Factors that Influence the Acceptance of New Aerospace Risk Assessment Techniques
Mary L. Cummings
- Year
- 2020
- Citations
- 3
Abstract
With the rise of new space missions such as NASA’s Dragonfly that will include a nuclear-powered rotorcraft for exploring Saturn’s icy moon, Titan, as well as deep space missions that cannot rely on solar power, new risk assessment strategies are needed that balance the need for safety against the impracticality of lifetime testing. Risk assessments for existing nuclear technologies and, more broadly, safety-critical systems can widely vary in approaches and outcomes, with significant cultural influences. Some safety-critical systems like driverless cars and surgical robots have been authorized to operate with little or highly questionable risk assessments.

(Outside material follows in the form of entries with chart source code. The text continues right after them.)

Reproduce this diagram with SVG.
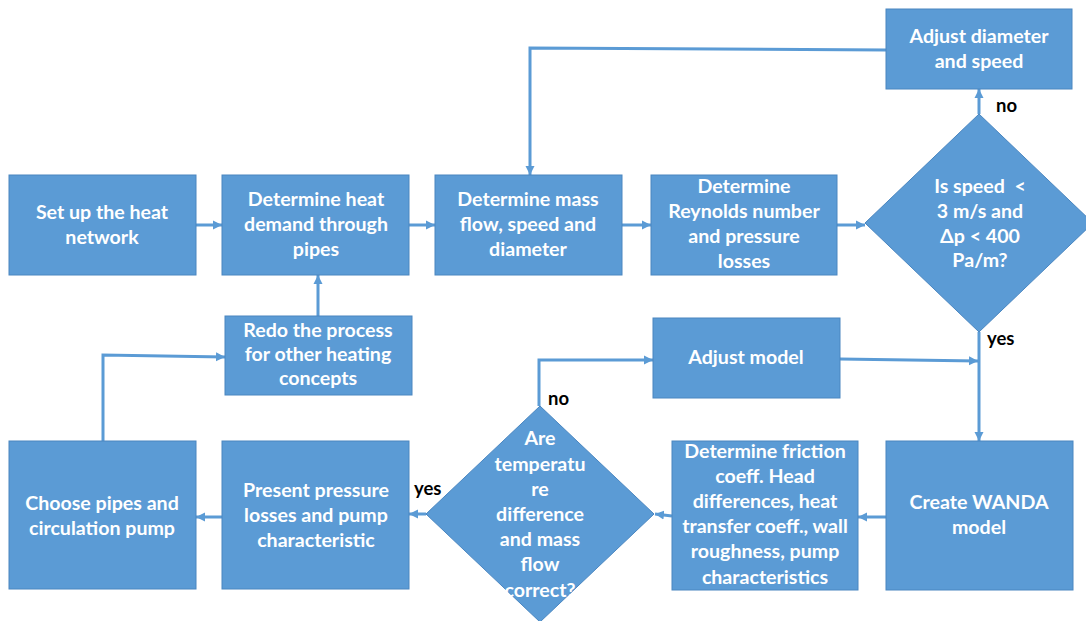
<svg xmlns="http://www.w3.org/2000/svg" width="1086" height="621" viewBox="0 0 1086 621">
<defs>
<marker id="ah" markerUnits="userSpaceOnUse" markerWidth="10" markerHeight="10" refX="9" refY="5" orient="auto">
<path d="M0,0.5 L9,5 L0,9.5 z" fill="#5B9BD5"/>
</marker>
<style>
.box{fill:#5B9BD5;stroke:#4A86C0;stroke-width:1}
.t{font-family:Lato,"Liberation Sans",sans-serif;font-weight:700;font-size:19.6px;fill:#ffffff;text-anchor:middle}
.lbl{font-family:Lato,"Liberation Sans",sans-serif;font-weight:700;font-size:18.5px;fill:#000000}
.c{fill:none;stroke:#5B9BD5;stroke-width:3;marker-end:url(#ah)}
</style>
</defs>
<rect width="1086" height="621" fill="#ffffff"/>
<g id="connectors">
<line class="c" x1="196" y1="225" x2="222" y2="225"/>
<line class="c" x1="409" y1="225" x2="435" y2="225"/>
<line class="c" x1="622" y1="225" x2="651" y2="225"/>
<line class="c" x1="837" y1="225" x2="865" y2="225"/>
<line class="c" x1="979" y1="114" x2="979" y2="89"/>
<polyline class="c" points="886,50 530,48 530,175"/>
<line class="c" x1="979" y1="332" x2="979" y2="441"/>
<line class="c" x1="840" y1="359" x2="978" y2="361"/>
<line class="c" x1="886" y1="517" x2="858" y2="517"/>
<line class="c" x1="672" y1="516" x2="655" y2="514"/>
<line class="c" x1="426" y1="514" x2="409" y2="514"/>
<polyline class="c" points="539,406 539,360 653,360"/>
<line class="c" x1="222" y1="517" x2="196" y2="517"/>
<polyline class="c" points="103,441 103,355 225,357"/>
<line class="c" x1="318" y1="316" x2="318" y2="275"/>
</g>
<g id="n-setup">
<rect class="box" x="9" y="175" width="187" height="100"/>
<text class="t" x="102" y="219">Set up the heat</text>
<text class="t" x="102" y="244">network</text>
</g>
<g id="n-heatdemand">
<rect class="box" x="222" y="175" width="187" height="100"/>
<text class="t" x="316" y="206">Determine heat</text>
<text class="t" x="316" y="231">demand through</text>
<text class="t" x="316" y="256">pipes</text>
</g>
<g id="n-massflow">
<rect class="box" x="435" y="175" width="187" height="100"/>
<text class="t" x="528" y="206">Determine mass</text>
<text class="t" x="528" y="231">flow, speed and</text>
<text class="t" x="528" y="256">diameter</text>
</g>
<g id="n-reynolds">
<rect class="box" x="651" y="175" width="186" height="100"/>
<text class="t" x="744" y="193">Determine</text>
<text class="t" x="744" y="218">Reynolds number</text>
<text class="t" x="744" y="243">and pressure</text>
<text class="t" x="744" y="268">losses</text>
</g>
<g id="n-speedcheck">
<polygon class="box" points="979,114 1093,223 979,332 865,223"/>
<text class="t" x="980" y="193" xml:space="preserve">Is speed  &lt;</text>
<text class="t" x="980" y="218">3 m/s and</text>
<text class="t" x="980" y="243">Δp &lt; 400</text>
<text class="t" x="980" y="267">Pa/m?</text>
</g>
<g id="n-adjustdiameter">
<rect class="box" x="886" y="9" width="186" height="80"/>
<text class="t" x="979" y="43">Adjust diameter</text>
<text class="t" x="979" y="68">and speed</text>
</g>
<g id="n-redo">
<rect class="box" x="225" y="316" width="187" height="79"/>
<text class="t" x="318" y="337">Redo the process</text>
<text class="t" x="318" y="361">for other heating</text>
<text class="t" x="318" y="385">concepts</text>
</g>
<g id="n-adjustmodel">
<rect class="box" x="653" y="318" width="187" height="80"/>
<text class="t" x="746" y="364">Adjust model</text>
</g>
<g id="n-wanda">
<rect class="box" x="886" y="441" width="187" height="149"/>
<text class="t" x="979" y="509">Create WANDA</text>
<text class="t" x="979" y="534">model</text>
</g>
<g id="n-friction">
<rect class="box" x="672" y="441" width="186" height="149"/>
<text class="t" x="765" y="458">Determine friction</text>
<text class="t" x="765" y="483">coeff. Head</text>
<text class="t" x="765" y="508">differences, heat</text>
<text class="t" x="765" y="533">transfer coeff., wall</text>
<text class="t" x="765" y="558">roughness, pump</text>
<text class="t" x="765" y="584">characteristics</text>
</g>
<g id="n-tempcheck">
<polygon class="box" points="540,406 654,514 540,622 426,514"/>
<text class="t" x="540" y="445">Are</text>
<text class="t" x="540" y="471">temperatu</text>
<text class="t" x="540" y="496">re</text>
<text class="t" x="540" y="521">difference</text>
<text class="t" x="540" y="546">and mass</text>
<text class="t" x="540" y="571">flow</text>
<text class="t" x="540" y="597">correct?</text>
</g>
<g id="n-present">
<rect class="box" x="222" y="441" width="187" height="148"/>
<text class="t" x="316" y="497">Present pressure</text>
<text class="t" x="316" y="522">losses and pump</text>
<text class="t" x="316" y="547">characteristic</text>
</g>
<g id="n-choose">
<rect class="box" x="9" y="441" width="187" height="148"/>
<text class="t" x="102" y="510">Choose pipes and</text>
<text class="t" x="102" y="535">circulation pump</text>
</g>
<g id="labels">
<text class="lbl" x="996" y="112">no</text>
<text class="lbl" x="987" y="345">yes</text>
<text class="lbl" x="548" y="405">no</text>
<text class="lbl" x="414" y="495">yes</text>
</g>
</svg>
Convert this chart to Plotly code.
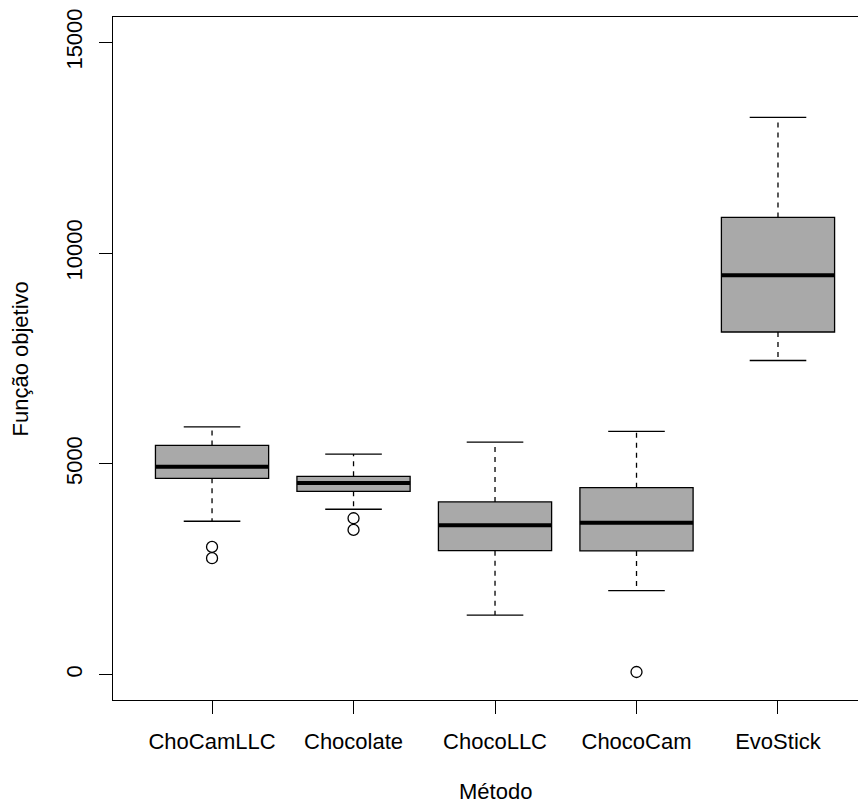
import plotly.graph_objects as go

# ---- data ----
methods = ["ChoCamLLC", "Chocolate", "ChocoLLC", "ChocoCam", "EvoStick"]
lower_whisker = [3640, 3924, 1414, 1996, 7452]
q1 = [4658, 4350, 2943, 2936, 8129]
median = [4933, 4547, 3545, 3606, 9472]
q3 = [5439, 4705, 4097, 4435, 10845]
upper_whisker = [5880, 5233, 5517, 5771, 13220]

outlier_method = ["ChoCamLLC", "ChoCamLLC", "Chocolate", "Chocolate", "ChocoCam"]
outlier_value = [3031, 2763, 3711, 3434, 64]

y_ticks = [0, 5000, 10000, 15000]

# ---- style ----
FONT = "Liberation Sans, Arial, Helvetica, sans-serif"
FS = 22
BOX_W = 0.8
STAPLE_W = 0.4
FILL = "#A9A9A9"

pos = list(range(1, len(methods) + 1))

fig = go.Figure()

# box bodies
fig.add_trace(go.Box(
    x=pos, q1=q1, median=median, q3=q3,
    lowerfence=q1, upperfence=q3,
    width=BOX_W, fillcolor=FILL,
    line=dict(color="black", width=1.3),
    whiskerwidth=0, boxpoints=False, showlegend=False, hoverinfo="skip",
))

# dashed whiskers
wx, wy = [], []
for p, a, b, c, d in zip(pos, lower_whisker, q1, q3, upper_whisker):
    wx += [p, p, None, p, p, None]
    wy += [c, d, None, b, a, None]
fig.add_trace(go.Scatter(x=wx, y=wy, mode="lines",
                         line=dict(color="black", width=1.3, dash="5px,5px"),
                         showlegend=False, hoverinfo="skip"))

# staples
sx, sy = [], []
for p, a, d in zip(pos, lower_whisker, upper_whisker):
    sx += [p - STAPLE_W / 2, p + STAPLE_W / 2, None, p - STAPLE_W / 2, p + STAPLE_W / 2, None]
    sy += [d, d, None, a, a, None]
fig.add_trace(go.Scatter(x=sx, y=sy, mode="lines",
                         line=dict(color="black", width=1.3),
                         showlegend=False, hoverinfo="skip"))

# thick medians
mx, my = [], []
for p, m in zip(pos, median):
    mx += [p - BOX_W / 2, p + BOX_W / 2, None]
    my += [m, m, None]
fig.add_trace(go.Scatter(x=mx, y=my, mode="lines",
                         line=dict(color="black", width=4),
                         showlegend=False, hoverinfo="skip"))

# outliers
ox = [pos[methods.index(m)] for m in outlier_method]
fig.add_trace(go.Scatter(x=ox, y=outlier_value, mode="markers",
                         marker=dict(symbol="circle-open", size=11, color="black",
                                     line=dict(width=1.3, color="black")),
                         showlegend=False, hoverinfo="skip"))

fig.update_layout(
    width=858, height=797,
    margin=dict(l=105, r=0, t=7, b=105),
    paper_bgcolor="white", plot_bgcolor="white",
    font=dict(family=FONT, size=FS, color="black"),
    showlegend=False,
    xaxis=dict(
        range=[0.3, 5.622], tickmode="array", tickvals=pos, ticktext=methods,
        showgrid=False, zeroline=False, showline=True, mirror=True,
        linecolor="black", linewidth=1.3,
        ticks="outside", ticklen=13, tickwidth=1.3, tickcolor="black",
        ticklabelstandoff=8, ticklabeloverflow="allow",
        tickfont=dict(family=FONT, size=FS, color="black"),
    ),
    yaxis=dict(
        range=[-600, 15600], tickmode="array", tickvals=y_ticks,
        ticktext=[str(v) for v in y_ticks],
        showgrid=False, zeroline=False, showline=True, mirror=False,
        linecolor="black", linewidth=1.3,
        ticks="outside", ticklen=13, tickwidth=1.3, tickcolor="black",
        tickangle=-90, ticklabelstandoff=8, ticklabeloverflow="allow",
        tickfont=dict(family=FONT, size=FS, color="black"),
    ),
    annotations=[
        dict(text="Método", xref="x", yref="paper", x=3.0, y=-0.1343,
             xanchor="center", yanchor="middle", showarrow=False,
             font=dict(family=FONT, size=FS, color="black")),
        dict(text="Função objetivo", xref="paper", yref="paper", x=-0.1222, y=0.5,
             xanchor="center", yanchor="middle", textangle=-90, showarrow=False,
             font=dict(family=FONT, size=FS, color="black")),
    ],
)

fig.write_html("out.html")
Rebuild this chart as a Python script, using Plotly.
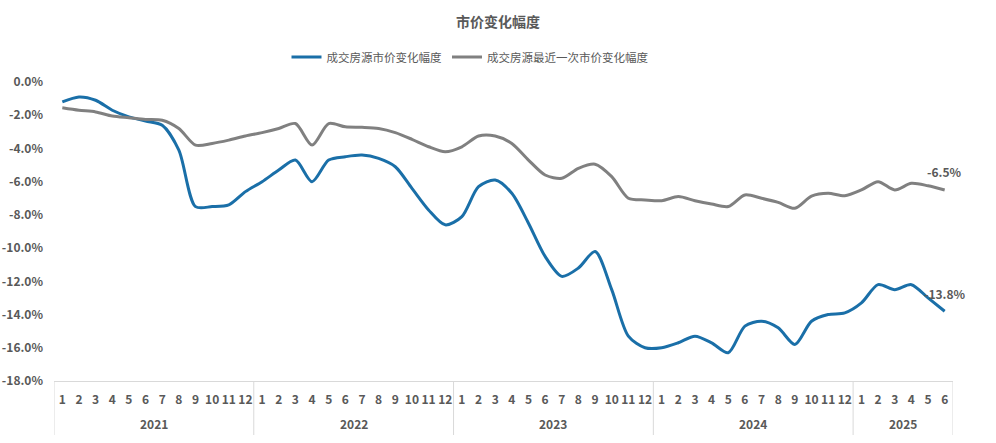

Others using well-established probabilistic-based risk assessment methods such as those used for Stirling-based convertors for Radioisotope Thermoelectric Generators have struggled to convince relevant agencies that risk is acceptable. Case studies show that risk-averse oversight groups tend to rely more on concepts of heritage for technology risk assessments, which is the existence of either observed data from actual or similar operational systems. While reliance in heritage may reduce risk, it can result in incremental, evolutionary technologies instead of revolutionary ones, in effect stifling innovation. This notion of heritage can also lead to a misperception of acceptable risk under the guise of a regulatory concept termed equivalence, which allows new technologies to be fielded based on erroneous technical comparisons, much like the Boeing 737 MAX. More work is needed to understand the interplay between probabilistic-based risk assessments, notions of equivalence and heritage, and the culture of oversight agencies.